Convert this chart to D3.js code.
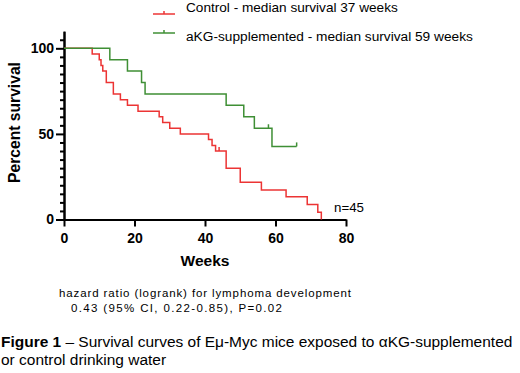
--
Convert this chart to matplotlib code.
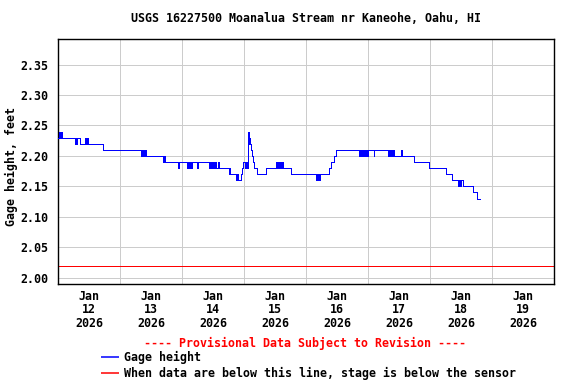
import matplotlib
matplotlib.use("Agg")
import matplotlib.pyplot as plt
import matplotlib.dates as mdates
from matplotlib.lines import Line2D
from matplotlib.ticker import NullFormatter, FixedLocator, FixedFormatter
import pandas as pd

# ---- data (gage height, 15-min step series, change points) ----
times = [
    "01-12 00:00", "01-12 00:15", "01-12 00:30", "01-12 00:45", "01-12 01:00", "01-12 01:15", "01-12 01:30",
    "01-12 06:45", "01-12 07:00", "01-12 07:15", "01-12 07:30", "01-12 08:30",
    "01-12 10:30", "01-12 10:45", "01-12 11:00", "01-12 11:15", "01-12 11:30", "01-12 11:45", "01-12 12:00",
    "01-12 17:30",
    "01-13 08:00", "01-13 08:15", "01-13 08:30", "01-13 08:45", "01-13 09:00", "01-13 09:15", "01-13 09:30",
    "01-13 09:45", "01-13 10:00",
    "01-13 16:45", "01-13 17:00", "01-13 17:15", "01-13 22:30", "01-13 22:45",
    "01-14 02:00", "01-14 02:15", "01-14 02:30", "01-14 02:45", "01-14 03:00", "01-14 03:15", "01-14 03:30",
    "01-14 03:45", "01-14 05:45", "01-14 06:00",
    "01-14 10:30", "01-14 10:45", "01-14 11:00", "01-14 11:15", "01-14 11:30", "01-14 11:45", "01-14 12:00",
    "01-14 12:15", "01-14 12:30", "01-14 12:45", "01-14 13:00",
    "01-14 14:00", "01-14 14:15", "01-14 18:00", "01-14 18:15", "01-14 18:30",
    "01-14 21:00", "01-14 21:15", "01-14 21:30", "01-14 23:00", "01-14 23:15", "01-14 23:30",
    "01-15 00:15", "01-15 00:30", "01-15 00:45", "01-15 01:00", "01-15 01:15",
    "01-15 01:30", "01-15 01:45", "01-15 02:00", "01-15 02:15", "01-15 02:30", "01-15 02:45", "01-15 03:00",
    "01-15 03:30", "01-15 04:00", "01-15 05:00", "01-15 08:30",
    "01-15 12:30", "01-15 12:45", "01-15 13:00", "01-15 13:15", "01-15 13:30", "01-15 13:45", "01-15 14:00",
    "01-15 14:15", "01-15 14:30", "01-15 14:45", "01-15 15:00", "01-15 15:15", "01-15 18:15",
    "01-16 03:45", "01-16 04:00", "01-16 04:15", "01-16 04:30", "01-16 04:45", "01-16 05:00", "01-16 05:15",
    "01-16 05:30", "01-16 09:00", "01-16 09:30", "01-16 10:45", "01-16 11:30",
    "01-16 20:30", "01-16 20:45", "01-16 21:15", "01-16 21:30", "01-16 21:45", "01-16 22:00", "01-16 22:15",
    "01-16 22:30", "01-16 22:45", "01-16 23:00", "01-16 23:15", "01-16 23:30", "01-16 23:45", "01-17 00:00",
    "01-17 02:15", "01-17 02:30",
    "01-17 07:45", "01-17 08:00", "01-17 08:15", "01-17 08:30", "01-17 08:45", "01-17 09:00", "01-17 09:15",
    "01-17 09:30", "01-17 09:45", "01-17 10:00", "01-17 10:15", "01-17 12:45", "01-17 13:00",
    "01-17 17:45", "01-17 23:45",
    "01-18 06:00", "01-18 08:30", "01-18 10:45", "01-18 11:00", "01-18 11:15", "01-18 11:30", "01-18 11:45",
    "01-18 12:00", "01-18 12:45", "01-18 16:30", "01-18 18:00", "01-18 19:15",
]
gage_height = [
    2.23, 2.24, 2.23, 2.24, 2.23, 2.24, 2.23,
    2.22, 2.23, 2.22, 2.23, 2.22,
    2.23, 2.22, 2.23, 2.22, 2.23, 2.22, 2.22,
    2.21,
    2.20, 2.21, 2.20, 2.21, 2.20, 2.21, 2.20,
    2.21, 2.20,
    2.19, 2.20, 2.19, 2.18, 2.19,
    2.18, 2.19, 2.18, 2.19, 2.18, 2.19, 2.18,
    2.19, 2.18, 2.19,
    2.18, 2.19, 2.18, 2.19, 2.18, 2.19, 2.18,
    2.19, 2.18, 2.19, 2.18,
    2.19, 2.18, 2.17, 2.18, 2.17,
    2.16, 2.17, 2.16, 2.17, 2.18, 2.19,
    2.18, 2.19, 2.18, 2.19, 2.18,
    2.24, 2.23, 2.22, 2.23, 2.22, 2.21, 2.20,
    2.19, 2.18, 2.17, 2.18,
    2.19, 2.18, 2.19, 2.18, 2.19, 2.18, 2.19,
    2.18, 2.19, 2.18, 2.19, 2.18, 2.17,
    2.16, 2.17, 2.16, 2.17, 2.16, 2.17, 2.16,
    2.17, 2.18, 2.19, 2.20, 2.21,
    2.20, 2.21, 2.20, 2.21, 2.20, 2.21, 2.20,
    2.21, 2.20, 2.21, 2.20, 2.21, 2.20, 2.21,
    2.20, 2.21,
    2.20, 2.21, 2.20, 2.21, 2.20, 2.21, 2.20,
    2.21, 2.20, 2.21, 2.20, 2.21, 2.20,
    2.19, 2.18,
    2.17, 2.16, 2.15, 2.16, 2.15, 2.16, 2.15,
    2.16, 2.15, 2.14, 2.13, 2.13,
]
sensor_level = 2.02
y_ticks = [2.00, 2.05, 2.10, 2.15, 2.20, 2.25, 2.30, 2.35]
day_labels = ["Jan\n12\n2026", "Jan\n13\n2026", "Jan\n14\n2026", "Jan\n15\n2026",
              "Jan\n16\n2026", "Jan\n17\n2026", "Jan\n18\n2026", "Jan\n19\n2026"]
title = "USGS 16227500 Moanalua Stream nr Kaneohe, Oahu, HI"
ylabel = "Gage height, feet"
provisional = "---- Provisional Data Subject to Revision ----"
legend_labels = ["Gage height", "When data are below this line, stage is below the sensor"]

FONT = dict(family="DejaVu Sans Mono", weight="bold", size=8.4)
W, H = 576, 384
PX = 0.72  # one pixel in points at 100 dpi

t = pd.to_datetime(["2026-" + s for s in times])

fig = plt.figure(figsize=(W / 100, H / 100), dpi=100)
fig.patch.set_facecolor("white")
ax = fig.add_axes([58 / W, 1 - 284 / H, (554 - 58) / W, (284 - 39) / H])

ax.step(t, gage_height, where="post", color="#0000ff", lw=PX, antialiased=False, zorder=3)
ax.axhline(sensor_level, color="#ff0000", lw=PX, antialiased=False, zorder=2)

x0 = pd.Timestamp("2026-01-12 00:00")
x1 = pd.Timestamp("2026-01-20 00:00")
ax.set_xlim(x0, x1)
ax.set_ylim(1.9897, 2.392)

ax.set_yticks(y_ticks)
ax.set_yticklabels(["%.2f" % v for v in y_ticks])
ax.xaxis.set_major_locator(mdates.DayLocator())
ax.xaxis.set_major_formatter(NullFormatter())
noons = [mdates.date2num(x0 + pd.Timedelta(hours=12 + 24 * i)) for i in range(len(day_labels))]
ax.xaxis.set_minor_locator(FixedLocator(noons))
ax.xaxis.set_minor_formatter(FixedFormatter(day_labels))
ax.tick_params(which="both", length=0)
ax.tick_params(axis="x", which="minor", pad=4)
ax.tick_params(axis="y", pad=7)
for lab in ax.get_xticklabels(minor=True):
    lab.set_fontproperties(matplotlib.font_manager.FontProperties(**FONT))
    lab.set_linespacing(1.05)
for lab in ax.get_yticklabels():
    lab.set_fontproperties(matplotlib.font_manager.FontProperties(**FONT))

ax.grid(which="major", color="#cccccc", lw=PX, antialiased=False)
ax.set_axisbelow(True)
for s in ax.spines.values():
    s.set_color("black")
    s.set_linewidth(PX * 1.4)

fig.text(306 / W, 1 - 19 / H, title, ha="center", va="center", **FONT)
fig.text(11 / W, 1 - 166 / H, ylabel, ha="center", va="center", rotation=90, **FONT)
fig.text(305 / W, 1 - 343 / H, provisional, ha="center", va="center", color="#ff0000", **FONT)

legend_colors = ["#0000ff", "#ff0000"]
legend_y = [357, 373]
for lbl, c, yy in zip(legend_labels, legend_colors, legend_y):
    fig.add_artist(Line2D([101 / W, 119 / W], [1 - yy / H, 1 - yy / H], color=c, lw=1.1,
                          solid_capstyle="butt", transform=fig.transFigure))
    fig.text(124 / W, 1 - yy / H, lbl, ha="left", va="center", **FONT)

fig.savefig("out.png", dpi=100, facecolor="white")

### [Your goal]
Quote the lines above exactly, starting with the one that has "Convert this chart to matplotlib code." and ending with the one that has "import pandas as pd"; drop the pictures and include nothing else.

### [Final answer]
Convert this chart to matplotlib code.
import matplotlib
matplotlib.use("Agg")
import matplotlib.pyplot as plt
import matplotlib.dates as mdates
from matplotlib.lines import Line2D
from matplotlib.ticker import NullFormatter, FixedLocator, FixedFormatter
import pandas as pd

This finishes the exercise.